• [YOUR GOAL]: Retype all the entries word for word, but omit the pictures.

— Start DATA FOR THIS TASK —

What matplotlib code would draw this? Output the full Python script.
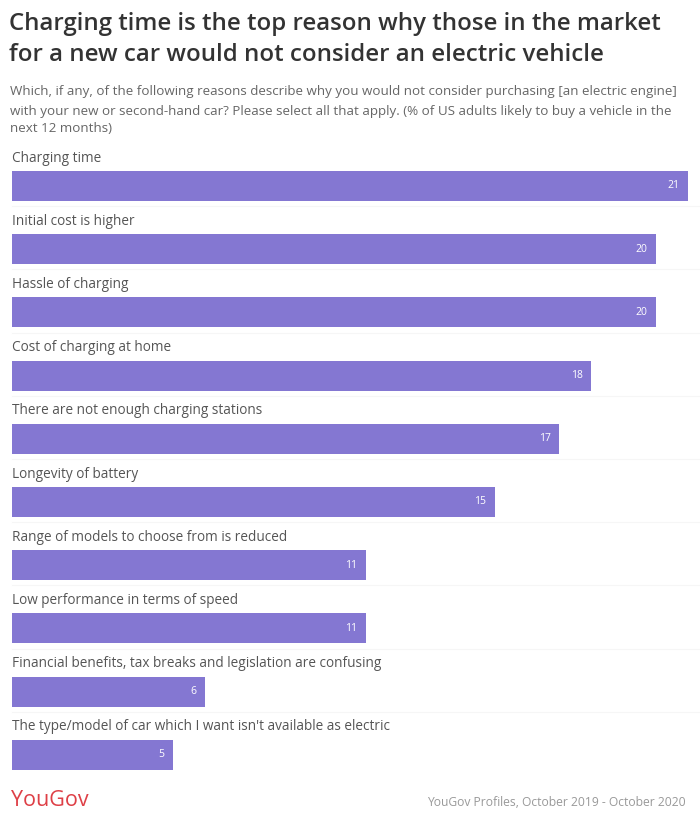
import matplotlib
matplotlib.use("Agg")
import matplotlib.pyplot as plt

categories = [
    "Charging time",
    "Initial cost is higher",
    "Hassle of charging",
    "Cost of charging at home",
    "There are not enough charging stations",
    "Longevity of battery",
    "Range of models to choose from is reduced",
    "Low performance in terms of speed",
    "Financial benefits, tax breaks and legislation are confusing",
    "The type/model of car which I want isn't available as electric",
]
values = [21, 20, 20, 18, 17, 15, 11, 11, 6, 5]

title_lines = ["Charging time is the top reason why those in the market",
               "for a new car would not consider an electric vehicle"]
subtitle_lines = ["Which, if any, of the following reasons describe why you would not consider purchasing [an electric engine]",
                  "with your new or second-hand car? Please select all that apply. (% of US adults likely to buy a vehicle in the",
                  "next 12 months)"]
source = "YouGov Profiles, October 2019 - October 2020"

plt.rcParams['font.family'] = ['Open Sans', 'DejaVu Sans']

W, H = 700, 824
fig = plt.figure(figsize=(W / 100, H / 100), dpi=100)
fig.patch.set_facecolor("white")

bar_color = "#8477d2"
step = 63.2
c0 = 186
top_px = c0 - 0.6 * step
bot_px = c0 + 9 * step + 0.6 * step
left_px, right_px = 12, 688
ax = fig.add_axes([left_px / W, 1 - bot_px / H, (right_px - left_px) / W, (bot_px - top_px) / H])
ax.set_xlim(0, 21)
ax.set_ylim(9.6, -0.6)
ax.axis("off")

ys = list(range(len(categories)))
for y in ys[:-1]:
    ax.axhline(y + 0.32, xmin=0, xmax=1.02, color="#f6f6f6", lw=0.8, clip_on=False)
ax.barh(ys, values, height=30 / step, color=bar_color, edgecolor="none", zorder=2)
for y, v, c in zip(ys, values, categories):
    ax.text(0, y - 0.44, c, ha="left", va="center", fontsize=9.8, color="#555555")
    ax.text(v - 0.27, y, str(v), ha="right", va="center", fontsize=7.5, color="white", zorder=3)

for t, yc in zip(title_lines, [24, 55]):
    fig.text(9 / W, 1 - yc / H, t, ha="left", va="center", fontsize=17.3, fontweight="semibold",
             color="#333333")
for t, yc in zip(subtitle_lines, [92, 111, 129]):
    fig.text(10 / W, 1 - yc / H, t, ha="left", va="center", fontsize=9.6, color="#666666")
fig.text(11 / W, 1 - 800 / H, "YouGov", ha="left", va="center", fontsize=15.5, color="#de3f46")
fig.text(686 / W, 1 - 802 / H, source, ha="right", va="center", fontsize=8.7, color="#999999")

fig.savefig("out.png", dpi=100, facecolor="white")
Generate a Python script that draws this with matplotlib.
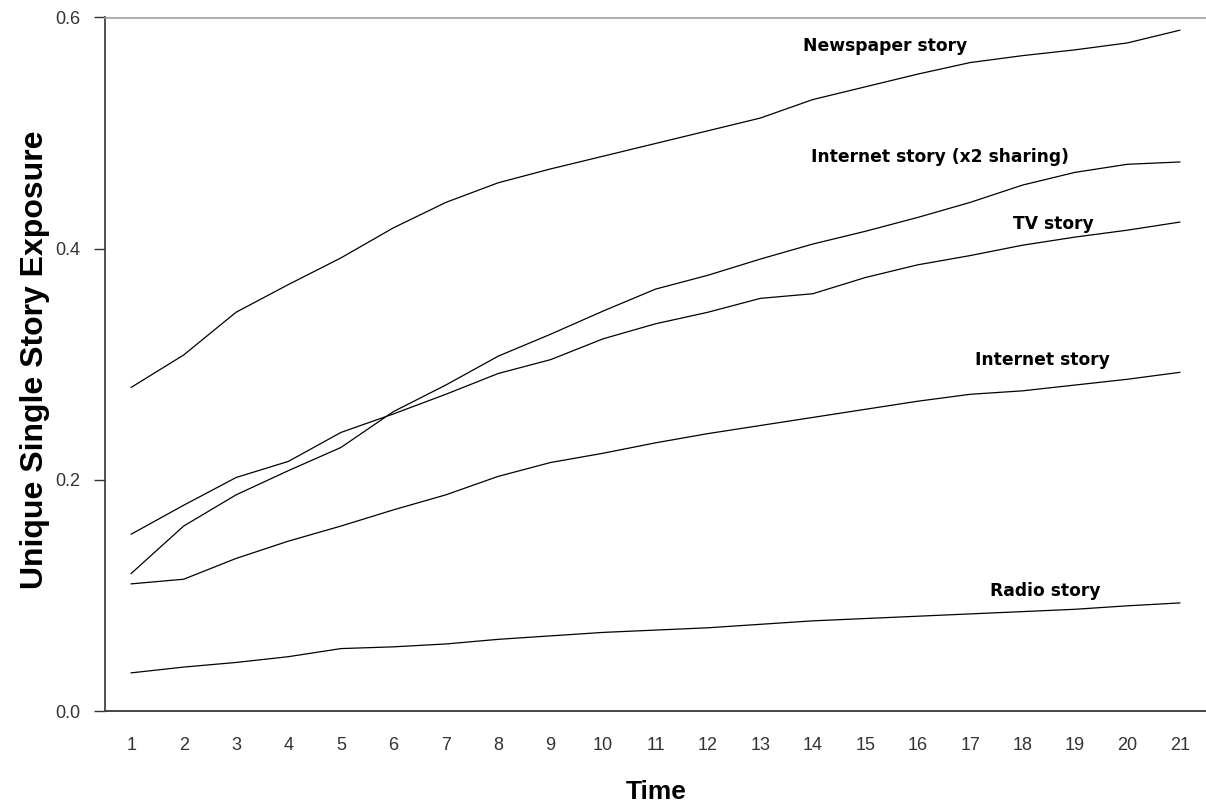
import matplotlib
matplotlib.use("Agg")
import matplotlib.pyplot as plt

time = list(range(1, 22))
newspaper = [0.280, 0.308, 0.345, 0.369, 0.392, 0.418, 0.440, 0.457, 0.469, 0.480,
             0.491, 0.502, 0.513, 0.529, 0.540, 0.551, 0.561, 0.567, 0.572, 0.578, 0.589]
internet_x2 = [0.119, 0.160, 0.187, 0.208, 0.228, 0.259, 0.282, 0.307, 0.326, 0.346,
               0.365, 0.377, 0.391, 0.404, 0.415, 0.427, 0.440, 0.455, 0.466, 0.473, 0.475]
tv = [0.153, 0.178, 0.202, 0.216, 0.241, 0.257, 0.274, 0.292, 0.304, 0.322,
      0.335, 0.345, 0.357, 0.361, 0.375, 0.386, 0.394, 0.403, 0.410, 0.416, 0.423]
internet = [0.110, 0.114, 0.132, 0.147, 0.160, 0.174, 0.187, 0.203, 0.215, 0.223,
            0.232, 0.240, 0.247, 0.254, 0.261, 0.268, 0.274, 0.277, 0.282, 0.287, 0.293]
radio = [0.033, 0.038, 0.042, 0.047, 0.054, 0.0555, 0.058, 0.062, 0.065, 0.068,
         0.070, 0.072, 0.075, 0.078, 0.080, 0.082, 0.084, 0.086, 0.088, 0.091, 0.0935]

series = [newspaper, internet_x2, tv, internet, radio]
labels = ["Newspaper story", "Internet story (x2 sharing)", "TV story",
          "Internet story", "Radio story"]
label_pos = [(15.38, 0.575), (16.42, 0.479), (18.58, 0.4216), (18.37, 0.304), (18.43, 0.104)]

y_ticks = [0.0, 0.2, 0.4, 0.6]
y_ticklabels = ["0.0", "0.2", "0.4", "0.6"]

fig = plt.figure(figsize=(12.06, 8.11), dpi=100)
ax = fig.add_axes([105/1206, 1 - 711/811, 1 - 105/1206, (711 - 17.5)/811])

for s in series:
    ax.plot(time, s, color="black", lw=0.9)

for lab, (x, y) in zip(labels, label_pos):
    ax.text(x, y, lab, ha="center", va="center", fontsize=12.3,
            fontweight="bold", family="DejaVu Sans", color="black")

ax.set_xlim(0.5, 21.5)
ax.set_ylim(0.0, 0.6)
ax.set_xticks(time)
ax.set_xticklabels([str(t) for t in time])
ax.set_yticks(y_ticks)
ax.set_yticklabels(y_ticklabels)

for lbl in ax.get_xticklabels() + ax.get_yticklabels():
    lbl.set_family("Liberation Sans")
    lbl.set_fontsize(13)
    lbl.set_color("#333333")

ax.tick_params(axis="x", length=0, pad=19)
ax.tick_params(axis="y", length=8, width=1, color="#333333", pad=10)

ax.spines["right"].set_visible(False)
ax.spines["top"].set_color("#a0a0a0")
ax.spines["top"].set_linewidth(1.2)
ax.spines["left"].set_color("#333333")
ax.spines["bottom"].set_color("#444444")
ax.spines["left"].set_linewidth(1.2)
ax.spines["bottom"].set_linewidth(1.4)

ax.set_xlabel("Time", fontsize=19, fontweight="bold", family="Liberation Sans")
ax.set_ylabel("Unique Single Story Exposure", fontsize=23, fontweight="bold",
              family="Liberation Sans")
ax.xaxis.set_label_coords(0.501, -0.099)
ax.yaxis.set_label_coords(-0.050, 0.506)

fig.savefig("out.png", dpi=100)
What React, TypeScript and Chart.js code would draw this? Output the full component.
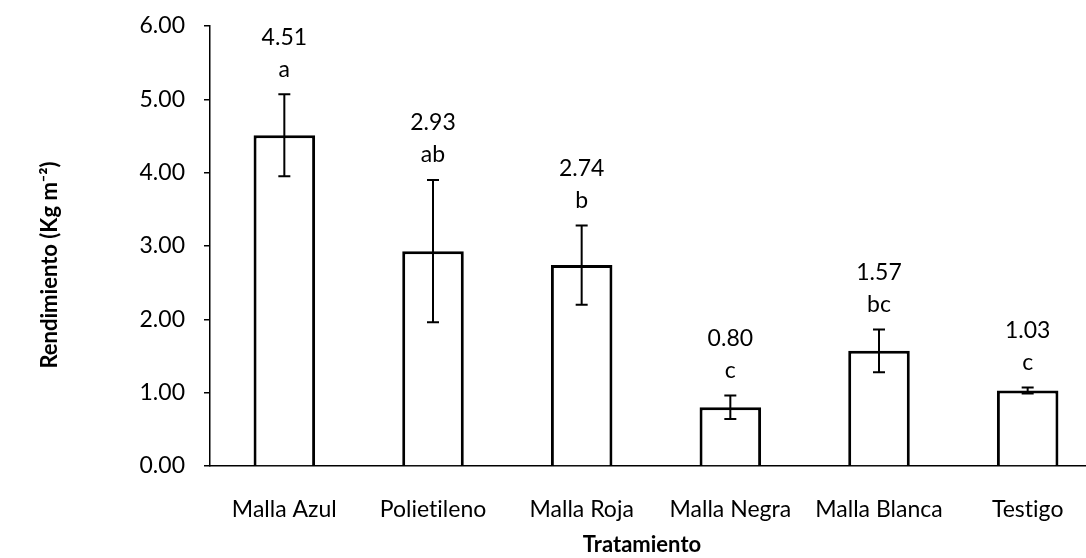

— End DATA FOR THIS TASK —

• [FINAL RESULT]:
What matplotlib code would draw this? Output the full Python script.
import matplotlib
matplotlib.use("Agg")
import matplotlib.pyplot as plt

categories = [
    "Charging time",
    "Initial cost is higher",
    "Hassle of charging",
    "Cost of charging at home",
    "There are not enough charging stations",
    "Longevity of battery",
    "Range of models to choose from is reduced",
    "Low performance in terms of speed",
    "Financial benefits, tax breaks and legislation are confusing",
    "The type/model of car which I want isn't available as electric",
]
values = [21, 20, 20, 18, 17, 15, 11, 11, 6, 5]

title_lines = ["Charging time is the top reason why those in the market",
               "for a new car would not consider an electric vehicle"]
subtitle_lines = ["Which, if any, of the following reasons describe why you would not consider purchasing [an electric engine]",
                  "with your new or second-hand car? Please select all that apply. (% of US adults likely to buy a vehicle in the",
                  "next 12 months)"]
source = "YouGov Profiles, October 2019 - October 2020"

plt.rcParams['font.family'] = ['Open Sans', 'DejaVu Sans']

W, H = 700, 824
fig = plt.figure(figsize=(W / 100, H / 100), dpi=100)
fig.patch.set_facecolor("white")

bar_color = "#8477d2"
step = 63.2
c0 = 186
top_px = c0 - 0.6 * step
bot_px = c0 + 9 * step + 0.6 * step
left_px, right_px = 12, 688
ax = fig.add_axes([left_px / W, 1 - bot_px / H, (right_px - left_px) / W, (bot_px - top_px) / H])
ax.set_xlim(0, 21)
ax.set_ylim(9.6, -0.6)
ax.axis("off")

ys = list(range(len(categories)))
for y in ys[:-1]:
    ax.axhline(y + 0.32, xmin=0, xmax=1.02, color="#f6f6f6", lw=0.8, clip_on=False)
ax.barh(ys, values, height=30 / step, color=bar_color, edgecolor="none", zorder=2)
for y, v, c in zip(ys, values, categories):
    ax.text(0, y - 0.44, c, ha="left", va="center", fontsize=9.8, color="#555555")
    ax.text(v - 0.27, y, str(v), ha="right", va="center", fontsize=7.5, color="white", zorder=3)

for t, yc in zip(title_lines, [24, 55]):
    fig.text(9 / W, 1 - yc / H, t, ha="left", va="center", fontsize=17.3, fontweight="semibold",
             color="#333333")
for t, yc in zip(subtitle_lines, [92, 111, 129]):
    fig.text(10 / W, 1 - yc / H, t, ha="left", va="center", fontsize=9.6, color="#666666")
fig.text(11 / W, 1 - 800 / H, "YouGov", ha="left", va="center", fontsize=15.5, color="#de3f46")
fig.text(686 / W, 1 - 802 / H, source, ha="right", va="center", fontsize=8.7, color="#999999")

fig.savefig("out.png", dpi=100, facecolor="white")
Generate a Python script that draws this with matplotlib.
import matplotlib
matplotlib.use("Agg")
import matplotlib.pyplot as plt

time = list(range(1, 22))
newspaper = [0.280, 0.308, 0.345, 0.369, 0.392, 0.418, 0.440, 0.457, 0.469, 0.480,
             0.491, 0.502, 0.513, 0.529, 0.540, 0.551, 0.561, 0.567, 0.572, 0.578, 0.589]
internet_x2 = [0.119, 0.160, 0.187, 0.208, 0.228, 0.259, 0.282, 0.307, 0.326, 0.346,
               0.365, 0.377, 0.391, 0.404, 0.415, 0.427, 0.440, 0.455, 0.466, 0.473, 0.475]
tv = [0.153, 0.178, 0.202, 0.216, 0.241, 0.257, 0.274, 0.292, 0.304, 0.322,
      0.335, 0.345, 0.357, 0.361, 0.375, 0.386, 0.394, 0.403, 0.410, 0.416, 0.423]
internet = [0.110, 0.114, 0.132, 0.147, 0.160, 0.174, 0.187, 0.203, 0.215, 0.223,
            0.232, 0.240, 0.247, 0.254, 0.261, 0.268, 0.274, 0.277, 0.282, 0.287, 0.293]
radio = [0.033, 0.038, 0.042, 0.047, 0.054, 0.0555, 0.058, 0.062, 0.065, 0.068,
         0.070, 0.072, 0.075, 0.078, 0.080, 0.082, 0.084, 0.086, 0.088, 0.091, 0.0935]

series = [newspaper, internet_x2, tv, internet, radio]
labels = ["Newspaper story", "Internet story (x2 sharing)", "TV story",
          "Internet story", "Radio story"]
label_pos = [(15.38, 0.575), (16.42, 0.479), (18.58, 0.4216), (18.37, 0.304), (18.43, 0.104)]

y_ticks = [0.0, 0.2, 0.4, 0.6]
y_ticklabels = ["0.0", "0.2", "0.4", "0.6"]

fig = plt.figure(figsize=(12.06, 8.11), dpi=100)
ax = fig.add_axes([105/1206, 1 - 711/811, 1 - 105/1206, (711 - 17.5)/811])

for s in series:
    ax.plot(time, s, color="black", lw=0.9)

for lab, (x, y) in zip(labels, label_pos):
    ax.text(x, y, lab, ha="center", va="center", fontsize=12.3,
            fontweight="bold", family="DejaVu Sans", color="black")

ax.set_xlim(0.5, 21.5)
ax.set_ylim(0.0, 0.6)
ax.set_xticks(time)
ax.set_xticklabels([str(t) for t in time])
ax.set_yticks(y_ticks)
ax.set_yticklabels(y_ticklabels)

for lbl in ax.get_xticklabels() + ax.get_yticklabels():
    lbl.set_family("Liberation Sans")
    lbl.set_fontsize(13)
    lbl.set_color("#333333")

ax.tick_params(axis="x", length=0, pad=19)
ax.tick_params(axis="y", length=8, width=1, color="#333333", pad=10)

ax.spines["right"].set_visible(False)
ax.spines["top"].set_color("#a0a0a0")
ax.spines["top"].set_linewidth(1.2)
ax.spines["left"].set_color("#333333")
ax.spines["bottom"].set_color("#444444")
ax.spines["left"].set_linewidth(1.2)
ax.spines["bottom"].set_linewidth(1.4)

ax.set_xlabel("Time", fontsize=19, fontweight="bold", family="Liberation Sans")
ax.set_ylabel("Unique Single Story Exposure", fontsize=23, fontweight="bold",
              family="Liberation Sans")
ax.xaxis.set_label_coords(0.501, -0.099)
ax.yaxis.set_label_coords(-0.050, 0.506)

fig.savefig("out.png", dpi=100)
What React, TypeScript and Chart.js code would draw this? Output the full component.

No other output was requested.